Marilyn Monroe, bodybuilding contestants and cut-outs of seaside postcards populate Richard Hamilton’s mixed-media gaze in this series taken from a survey of prints at the Alan Cristea Gallery, London. Having worked with Hamilton for 30 years, Cristea collected his original screen prints into his first posthumous print catalogue Richard Hamilton: Word and Image. Prints 1963-2007, in a year that will see the artist lauded with a major retrospective at Tate Modern and an ancillary show at the ICA. Hamilton's magpie approach to social chronicling extended to painting, sculpture, photography, typography and collage, bringing to the fore the themes of status, power and consumer culture in 1950s and 1960s Britain. It was a method that resulted in memorable art works that segued into the popular sphere, such as the 1968 cover of The Beatles’ White Album, and  “Swingeing London 67” a silk screen of the arrest of Mick Jagger and the art dealer Robert Fraser that he began the same year.
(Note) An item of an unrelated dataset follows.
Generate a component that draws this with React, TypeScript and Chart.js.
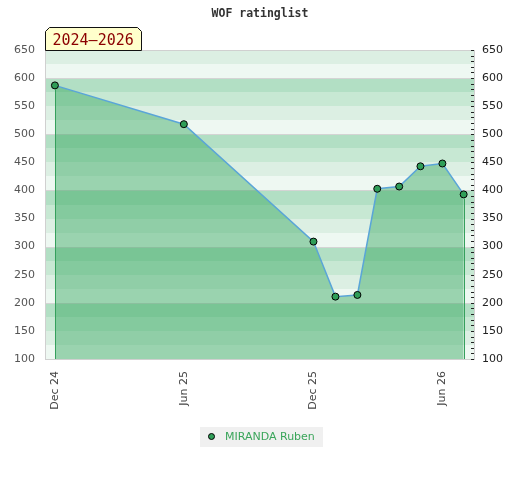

Hamilton, who died in 2011, owed part of his multidisciplinary stance to James Joyce, who he discovered while conscripted into military service. “Joyce commands all matter of literary styles and combines them into unprecedented display of linguistic pyrotechnics,” he said. “Presenting an example that later freed me to try some implausible associations in painting.”

Richard Hamilton Word and Image, Prints 1963-2007 runs February 14 through March 22 at Alan Cristea Gallery.